*TASK GOAL*
Return all the data below as it stands, minus the pictures.

########

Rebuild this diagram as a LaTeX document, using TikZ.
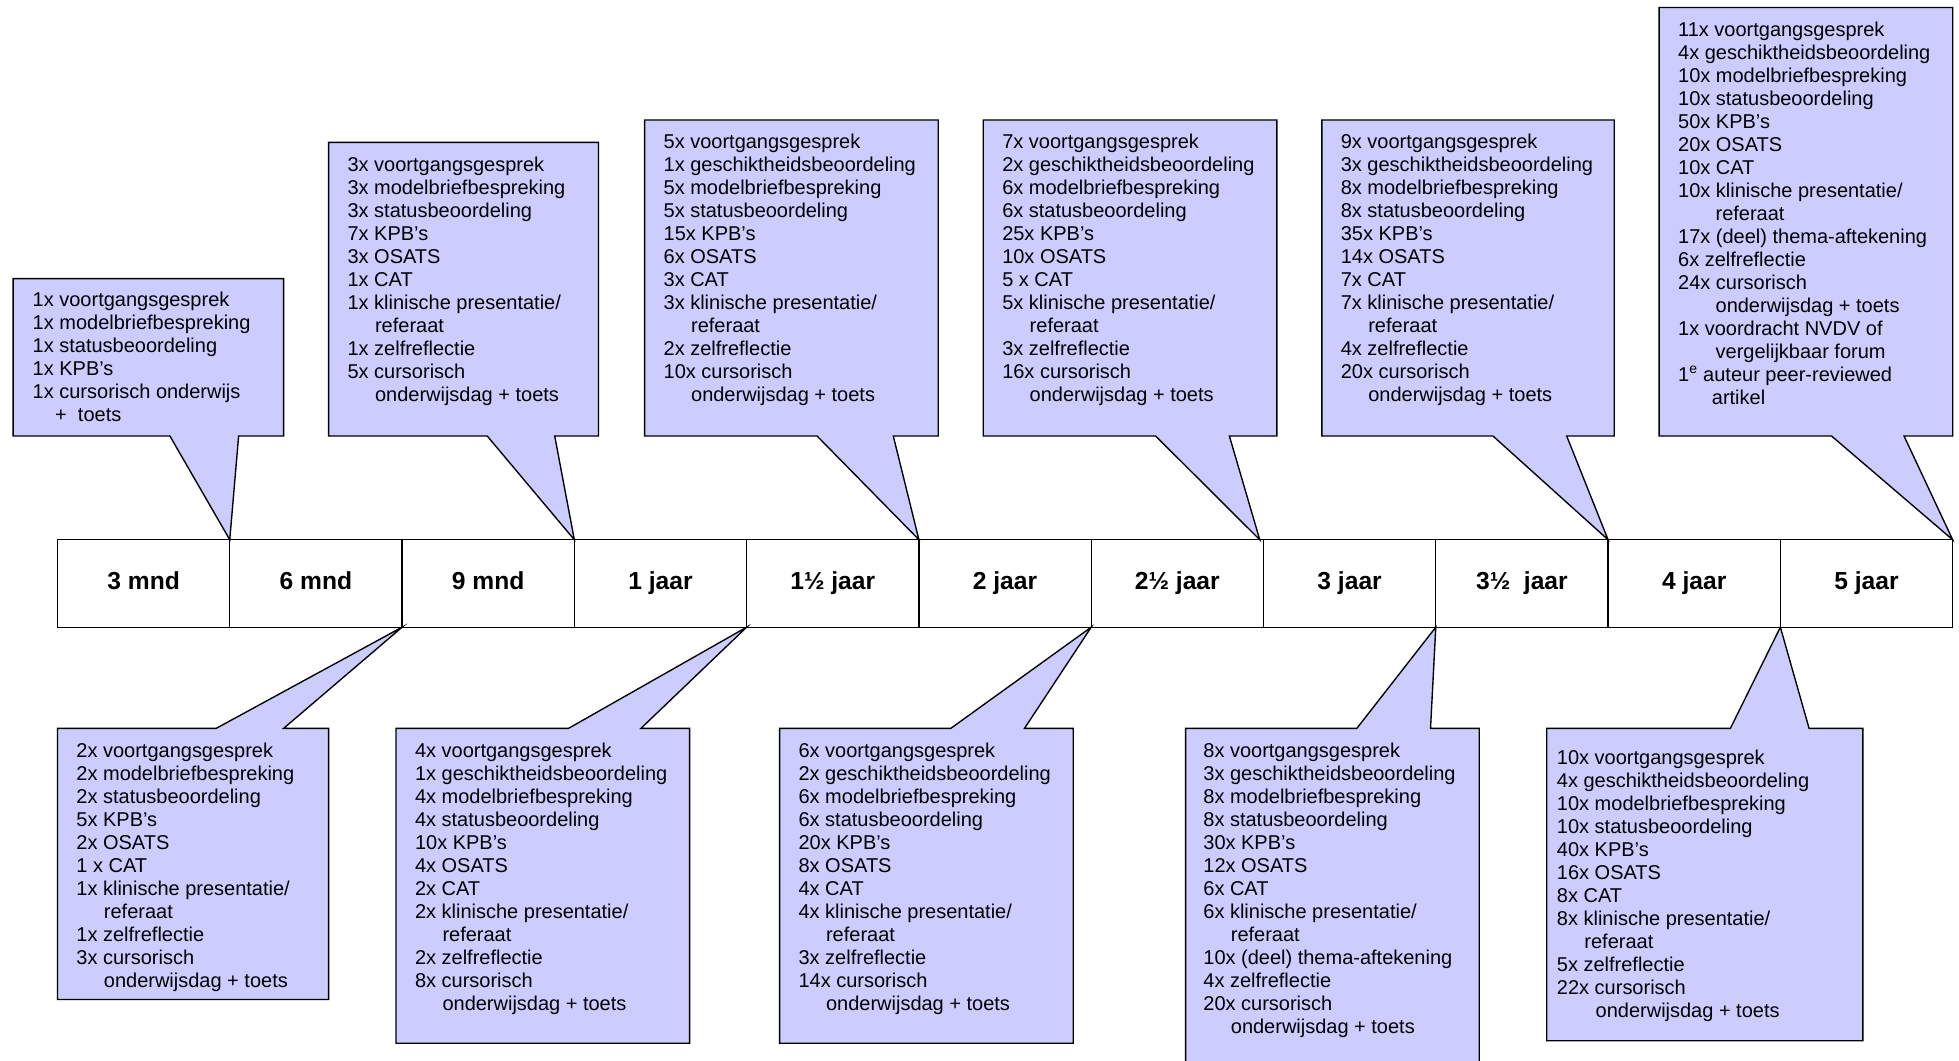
\documentclass[tikz,border=0pt]{standalone}
\usepackage{fontspec}
\setmainfont{Liberation Sans}
\definecolor{lila}{RGB}{204,204,255}
\tikzset{
  cell/.style={draw,line width=1.1pt,minimum width=137.9pt,minimum height=70pt,inner sep=0pt,outer sep=0pt,
    text height=14.5pt,text depth=4.5pt,font=\bfseries\fontsize{19.7}{22}\selectfont},
  callout/.style={draw,line width=1.1pt,fill=lila},
  list/.style={anchor=north west,align=left,inner sep=0pt,font=\fontsize{16}{18.4}\selectfont}
}
\newcommand{\inset}[1][22pt]{\hspace*{#1}}
\begin{document}
\begin{tikzpicture}[x=1pt,y=-1pt,line join=miter]
\useasboundingbox (0,0) rectangle (1568,849);
% tijdbalk
\foreach \t [count=\i] in {3 mnd,6 mnd,9 mnd,1 jaar,1½ jaar,2 jaar,2½ jaar,3 jaar,3½~~jaar,4 jaar,5 jaar}
  \node[cell] (c\i) at ({46+(\i-0.5)*137.9},467) {\t};
% ballonnen boven
\draw[callout] (10.5,223) -- (227,223) -- (227,349) -- (191,349) -- (c1.north east) -- (136,349) -- (10.5,349) -- cycle;
\draw[callout] (263,114) -- (479,114) -- (479,349) -- (444,349) -- (c3.north east) -- (390,349) -- (263,349) -- cycle;
\draw[callout] (516,96) -- (751,96) -- (751,349) -- (715,349) -- (c5.north east) -- (654,349) -- (516,349) -- cycle;
\draw[callout] (787,96) -- (1022,96) -- (1022,349) -- (984,349) -- ([xshift=-3pt]c7.north east) -- (925,349) -- (787,349) -- cycle;
\draw[callout] (1058,96) -- (1292,96) -- (1292,349) -- (1254,349) -- (c9.north east) -- (1195,349) -- (1058,349) -- cycle;
\draw[callout] (1328,6) -- (1563,6) -- (1563,349) -- (1524,349) -- (c11.north east) -- (1466,349) -- (1328,349) -- cycle;
% ballonnen onder
\draw[callout] (46,583) -- (173,583) -- (c2.south east) -- (227,583) -- (263,583) -- (263,800) -- (46,800) -- cycle;
\draw[callout] (317,583) -- (455,583) -- (c4.south east) -- (513,583) -- (552,583) -- (552,835) -- (317,835) -- cycle;
\draw[callout] (624,583) -- (761,583) -- (c6.south east) -- (820,583) -- (859,583) -- (859,835) -- (624,835) -- cycle;
\draw[callout] (949,583) -- (1086,583) -- (c8.south east) -- (1145,583) -- (1184,583) -- (1184,870) -- (949,870) -- cycle;
\draw[callout] (1238,583) -- (1385,583) -- (c10.south east) -- (1448,583) -- (1491,583) -- (1491,833) -- (1238,833) -- cycle;
% teksten
\node[list] (m3) at (26,233.5) {1x voortgangsgesprek\\1x modelbriefbespreking\\1x statusbeoordeling\\1x KPB’s\\
  1x cursorisch onderwijs\\\inset[18pt]+~~toets};
\node[list] (m9) at (278,125.5) {3x voortgangsgesprek\\3x modelbriefbespreking\\3x statusbeoordeling\\7x KPB’s\\
  3x OSATS\\1x CAT\\1x klinische presentatie/\\\inset referaat\\1x zelfreflectie\\5x cursorisch\\\inset onderwijsdag + toets};
\node[list] (j15) at (531,107) {5x voortgangsgesprek\\1x geschiktheidsbeoordeling\\5x modelbriefbespreking\\5x statusbeoordeling\\
  15x KPB’s\\6x OSATS\\3x CAT\\3x klinische presentatie/\\\inset referaat\\2x zelfreflectie\\10x cursorisch\\\inset onderwijsdag + toets};
\node[list] (j25) at (802,107) {7x voortgangsgesprek\\2x geschiktheidsbeoordeling\\6x modelbriefbespreking\\6x statusbeoordeling\\
  25x KPB’s\\10x OSATS\\5 x CAT\\5x klinische presentatie/\\\inset referaat\\3x zelfreflectie\\16x cursorisch\\\inset onderwijsdag + toets};
\node[list] (j35) at (1073,107) {9x voortgangsgesprek\\3x geschiktheidsbeoordeling\\8x modelbriefbespreking\\8x statusbeoordeling\\
  35x KPB’s\\14x OSATS\\7x CAT\\7x klinische presentatie/\\\inset referaat\\4x zelfreflectie\\20x cursorisch\\\inset onderwijsdag + toets};
\node[list] (j5) at (1343,17.5) {11x voortgangsgesprek\\4x geschiktheidsbeoordeling\\10x modelbriefbespreking\\10x statusbeoordeling\\
  50x KPB’s\\20x OSATS\\10x CAT\\10x klinische presentatie/\\\inset[30pt]referaat\\17x (deel) thema-aftekening\\6x zelfreflectie\\
  24x cursorisch\\\inset[30pt]onderwijsdag + toets\\1x voordracht NVDV of\\\inset[30pt]vergelijkbaar forum\\
  1\textsuperscript{e} auteur peer-reviewed\\\inset[27pt]artikel};
\node[list] (m6) at (61,594.5) {2x voortgangsgesprek\\2x modelbriefbespreking\\2x statusbeoordeling\\5x KPB’s\\
  2x OSATS\\1 x CAT\\1x klinische presentatie/\\\inset referaat\\1x zelfreflectie\\3x cursorisch\\\inset onderwijsdag + toets};
\node[list] (j1) at (332,594.5) {4x voortgangsgesprek\\1x geschiktheidsbeoordeling\\4x modelbriefbespreking\\4x statusbeoordeling\\
  10x KPB’s\\4x OSATS\\2x CAT\\2x klinische presentatie/\\\inset referaat\\2x zelfreflectie\\8x cursorisch\\\inset onderwijsdag + toets};
\node[list] (j2) at (639,594.5) {6x voortgangsgesprek\\2x geschiktheidsbeoordeling\\6x modelbriefbespreking\\6x statusbeoordeling\\
  20x KPB’s\\8x OSATS\\4x CAT\\4x klinische presentatie/\\\inset referaat\\3x zelfreflectie\\14x cursorisch\\\inset onderwijsdag + toets};
\node[list] (j3) at (963,594.5) {8x voortgangsgesprek\\3x geschiktheidsbeoordeling\\8x modelbriefbespreking\\8x statusbeoordeling\\
  30x KPB’s\\12x OSATS\\6x CAT\\6x klinische presentatie/\\\inset referaat\\10x (deel) thema-aftekening\\4x zelfreflectie\\
  20x cursorisch\\\inset onderwijsdag + toets};
\node[list] (j4) at (1246,600.5) {10x voortgangsgesprek\\4x geschiktheidsbeoordeling\\10x modelbriefbespreking\\10x statusbeoordeling\\
  40x KPB’s\\16x OSATS\\8x CAT\\8x klinische presentatie/\\\inset referaat\\5x zelfreflectie\\22x cursorisch\\\inset[31pt]onderwijsdag + toets};
\end{tikzpicture}
\end{document}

########

*SOLUTION FOR THIS PROBLEM*
Rebuild this diagram as a LaTeX document, using TikZ.
\documentclass[tikz,border=0pt]{standalone}
\usepackage{fontspec}
\setmainfont{Liberation Sans}
\definecolor{lila}{RGB}{204,204,255}
\tikzset{
  cell/.style={draw,line width=1.1pt,minimum width=137.9pt,minimum height=70pt,inner sep=0pt,outer sep=0pt,
    text height=14.5pt,text depth=4.5pt,font=\bfseries\fontsize{19.7}{22}\selectfont},
  callout/.style={draw,line width=1.1pt,fill=lila},
  list/.style={anchor=north west,align=left,inner sep=0pt,font=\fontsize{16}{18.4}\selectfont}
}
\newcommand{\inset}[1][22pt]{\hspace*{#1}}
\begin{document}
\begin{tikzpicture}[x=1pt,y=-1pt,line join=miter]
\useasboundingbox (0,0) rectangle (1568,849);
% tijdbalk
\foreach \t [count=\i] in {3 mnd,6 mnd,9 mnd,1 jaar,1½ jaar,2 jaar,2½ jaar,3 jaar,3½~~jaar,4 jaar,5 jaar}
  \node[cell] (c\i) at ({46+(\i-0.5)*137.9},467) {\t};
% ballonnen boven
\draw[callout] (10.5,223) -- (227,223) -- (227,349) -- (191,349) -- (c1.north east) -- (136,349) -- (10.5,349) -- cycle;
\draw[callout] (263,114) -- (479,114) -- (479,349) -- (444,349) -- (c3.north east) -- (390,349) -- (263,349) -- cycle;
\draw[callout] (516,96) -- (751,96) -- (751,349) -- (715,349) -- (c5.north east) -- (654,349) -- (516,349) -- cycle;
\draw[callout] (787,96) -- (1022,96) -- (1022,349) -- (984,349) -- ([xshift=-3pt]c7.north east) -- (925,349) -- (787,349) -- cycle;
\draw[callout] (1058,96) -- (1292,96) -- (1292,349) -- (1254,349) -- (c9.north east) -- (1195,349) -- (1058,349) -- cycle;
\draw[callout] (1328,6) -- (1563,6) -- (1563,349) -- (1524,349) -- (c11.north east) -- (1466,349) -- (1328,349) -- cycle;
% ballonnen onder
\draw[callout] (46,583) -- (173,583) -- (c2.south east) -- (227,583) -- (263,583) -- (263,800) -- (46,800) -- cycle;
\draw[callout] (317,583) -- (455,583) -- (c4.south east) -- (513,583) -- (552,583) -- (552,835) -- (317,835) -- cycle;
\draw[callout] (624,583) -- (761,583) -- (c6.south east) -- (820,583) -- (859,583) -- (859,835) -- (624,835) -- cycle;
\draw[callout] (949,583) -- (1086,583) -- (c8.south east) -- (1145,583) -- (1184,583) -- (1184,870) -- (949,870) -- cycle;
\draw[callout] (1238,583) -- (1385,583) -- (c10.south east) -- (1448,583) -- (1491,583) -- (1491,833) -- (1238,833) -- cycle;
% teksten
\node[list] (m3) at (26,233.5) {1x voortgangsgesprek\\1x modelbriefbespreking\\1x statusbeoordeling\\1x KPB’s\\
  1x cursorisch onderwijs\\\inset[18pt]+~~toets};
\node[list] (m9) at (278,125.5) {3x voortgangsgesprek\\3x modelbriefbespreking\\3x statusbeoordeling\\7x KPB’s\\
  3x OSATS\\1x CAT\\1x klinische presentatie/\\\inset referaat\\1x zelfreflectie\\5x cursorisch\\\inset onderwijsdag + toets};
\node[list] (j15) at (531,107) {5x voortgangsgesprek\\1x geschiktheidsbeoordeling\\5x modelbriefbespreking\\5x statusbeoordeling\\
  15x KPB’s\\6x OSATS\\3x CAT\\3x klinische presentatie/\\\inset referaat\\2x zelfreflectie\\10x cursorisch\\\inset onderwijsdag + toets};
\node[list] (j25) at (802,107) {7x voortgangsgesprek\\2x geschiktheidsbeoordeling\\6x modelbriefbespreking\\6x statusbeoordeling\\
  25x KPB’s\\10x OSATS\\5 x CAT\\5x klinische presentatie/\\\inset referaat\\3x zelfreflectie\\16x cursorisch\\\inset onderwijsdag + toets};
\node[list] (j35) at (1073,107) {9x voortgangsgesprek\\3x geschiktheidsbeoordeling\\8x modelbriefbespreking\\8x statusbeoordeling\\
  35x KPB’s\\14x OSATS\\7x CAT\\7x klinische presentatie/\\\inset referaat\\4x zelfreflectie\\20x cursorisch\\\inset onderwijsdag + toets};
\node[list] (j5) at (1343,17.5) {11x voortgangsgesprek\\4x geschiktheidsbeoordeling\\10x modelbriefbespreking\\10x statusbeoordeling\\
  50x KPB’s\\20x OSATS\\10x CAT\\10x klinische presentatie/\\\inset[30pt]referaat\\17x (deel) thema-aftekening\\6x zelfreflectie\\
  24x cursorisch\\\inset[30pt]onderwijsdag + toets\\1x voordracht NVDV of\\\inset[30pt]vergelijkbaar forum\\
  1\textsuperscript{e} auteur peer-reviewed\\\inset[27pt]artikel};
\node[list] (m6) at (61,594.5) {2x voortgangsgesprek\\2x modelbriefbespreking\\2x statusbeoordeling\\5x KPB’s\\
  2x OSATS\\1 x CAT\\1x klinische presentatie/\\\inset referaat\\1x zelfreflectie\\3x cursorisch\\\inset onderwijsdag + toets};
\node[list] (j1) at (332,594.5) {4x voortgangsgesprek\\1x geschiktheidsbeoordeling\\4x modelbriefbespreking\\4x statusbeoordeling\\
  10x KPB’s\\4x OSATS\\2x CAT\\2x klinische presentatie/\\\inset referaat\\2x zelfreflectie\\8x cursorisch\\\inset onderwijsdag + toets};
\node[list] (j2) at (639,594.5) {6x voortgangsgesprek\\2x geschiktheidsbeoordeling\\6x modelbriefbespreking\\6x statusbeoordeling\\
  20x KPB’s\\8x OSATS\\4x CAT\\4x klinische presentatie/\\\inset referaat\\3x zelfreflectie\\14x cursorisch\\\inset onderwijsdag + toets};
\node[list] (j3) at (963,594.5) {8x voortgangsgesprek\\3x geschiktheidsbeoordeling\\8x modelbriefbespreking\\8x statusbeoordeling\\
  30x KPB’s\\12x OSATS\\6x CAT\\6x klinische presentatie/\\\inset referaat\\10x (deel) thema-aftekening\\4x zelfreflectie\\
  20x cursorisch\\\inset onderwijsdag + toets};
\node[list] (j4) at (1246,600.5) {10x voortgangsgesprek\\4x geschiktheidsbeoordeling\\10x modelbriefbespreking\\10x statusbeoordeling\\
  40x KPB’s\\16x OSATS\\8x CAT\\8x klinische presentatie/\\\inset referaat\\5x zelfreflectie\\22x cursorisch\\\inset[31pt]onderwijsdag + toets};
\end{tikzpicture}
\end{document}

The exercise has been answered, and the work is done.